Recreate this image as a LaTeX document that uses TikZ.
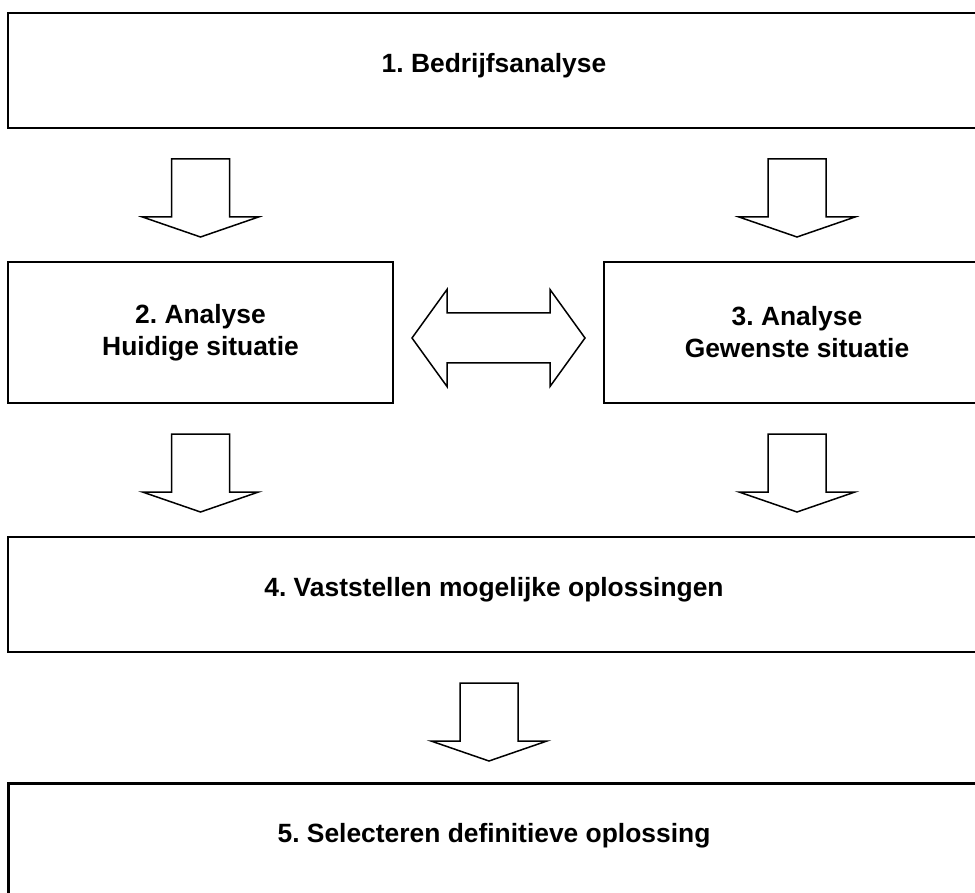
\documentclass[tikz,border=0pt]{standalone}
\usepackage{fontspec}
\setmainfont{Liberation Sans}
\usepackage{tikz}
\usetikzlibrary{positioning,calc}
\frenchspacing
\tikzset{box/.style={rectangle,draw=black,line width=1pt,inner sep=0pt,
  align=center,font=\bfseries\fontsize{13.2}{16}\selectfont},
  wide/.style={box,minimum width=486pt,minimum height=57.5pt,text depth=8pt},
  half/.style={box,minimum width=192.5pt,minimum height=70.5pt},
  blockarrow/.style={draw=black,line width=0.75pt,fill=white,line join=miter},
  downarr/.pic={\draw[blockarrow] (-29,0)--(29,0)--(29,58)--(58,58)--(0,78)
    --(-58,58)--(-29,58)--cycle;},
  bothwaysarr/.pic={\draw[blockarrow] (-86.5,0)--(-51.5,-48.5)--(-51.5,-25)
    --(51.5,-25)--(51.5,-48.5)--(86.5,0)--(51.5,48.5)--(51.5,25)--(-51.5,25)
    --(-51.5,48.5)--cycle;}}

\begin{document}
\begin{tikzpicture}[x=0.5pt,y=-0.5pt]
 \useasboundingbox (0,0) rectangle (975,893);
 \clip (0,0) rectangle (975,893);
 \node[wide] (b1) at (494,70.5) {1. Bedrijfsanalyse};
 \node[half] (b2) at (200.5,332.5) {2. Analyse\\Huidige situatie};
 \node[half,minimum width=193pt] (b3) at (797,332.5) {3. Analyse\\Gewenste situatie};
 \node[wide] (b4) at (494,594.5) {4. Vaststellen mogelijke oplossingen};
 \node[wide,line width=1.5pt] (b5) at (494,840.5) {5. Selecteren definitieve oplossing};
 % arrows between the boxes
 \pic at ($(b1.south -| b2)+(0,30)$) {downarr};
 \pic at ($(b1.south -| b3)+(0,30)$) {downarr};
 \pic at ($(b2.south)+(0,30)$) {downarr};
 \pic at ($(b3.south)+(0,30)$) {downarr};
 \pic at ($(b4.south)+(-5,30)$) {downarr};
 \pic at ($(b2.east)!0.5!(b3.west)+(0,5.5)$) {bothwaysarr};
\end{tikzpicture}
\end{document}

★ ★ ★ ★

WHAT YOU SHOULD DO —
Transcribe each line above verbatim, with the pictures left out.

COMPLETED EXERCISE —
Recreate this image as a LaTeX document that uses TikZ.
\documentclass[tikz,border=0pt]{standalone}
\usepackage{fontspec}
\setmainfont{Liberation Sans}
\usepackage{tikz}
\usetikzlibrary{positioning,calc}
\frenchspacing
\tikzset{box/.style={rectangle,draw=black,line width=1pt,inner sep=0pt,
  align=center,font=\bfseries\fontsize{13.2}{16}\selectfont},
  wide/.style={box,minimum width=486pt,minimum height=57.5pt,text depth=8pt},
  half/.style={box,minimum width=192.5pt,minimum height=70.5pt},
  blockarrow/.style={draw=black,line width=0.75pt,fill=white,line join=miter},
  downarr/.pic={\draw[blockarrow] (-29,0)--(29,0)--(29,58)--(58,58)--(0,78)
    --(-58,58)--(-29,58)--cycle;},
  bothwaysarr/.pic={\draw[blockarrow] (-86.5,0)--(-51.5,-48.5)--(-51.5,-25)
    --(51.5,-25)--(51.5,-48.5)--(86.5,0)--(51.5,48.5)--(51.5,25)--(-51.5,25)
    --(-51.5,48.5)--cycle;}}

\begin{document}
\begin{tikzpicture}[x=0.5pt,y=-0.5pt]
 \useasboundingbox (0,0) rectangle (975,893);
 \clip (0,0) rectangle (975,893);
 \node[wide] (b1) at (494,70.5) {1. Bedrijfsanalyse};
 \node[half] (b2) at (200.5,332.5) {2. Analyse\\Huidige situatie};
 \node[half,minimum width=193pt] (b3) at (797,332.5) {3. Analyse\\Gewenste situatie};
 \node[wide] (b4) at (494,594.5) {4. Vaststellen mogelijke oplossingen};
 \node[wide,line width=1.5pt] (b5) at (494,840.5) {5. Selecteren definitieve oplossing};
 % arrows between the boxes
 \pic at ($(b1.south -| b2)+(0,30)$) {downarr};
 \pic at ($(b1.south -| b3)+(0,30)$) {downarr};
 \pic at ($(b2.south)+(0,30)$) {downarr};
 \pic at ($(b3.south)+(0,30)$) {downarr};
 \pic at ($(b4.south)+(-5,30)$) {downarr};
 \pic at ($(b2.east)!0.5!(b3.west)+(0,5.5)$) {bothwaysarr};
\end{tikzpicture}
\end{document}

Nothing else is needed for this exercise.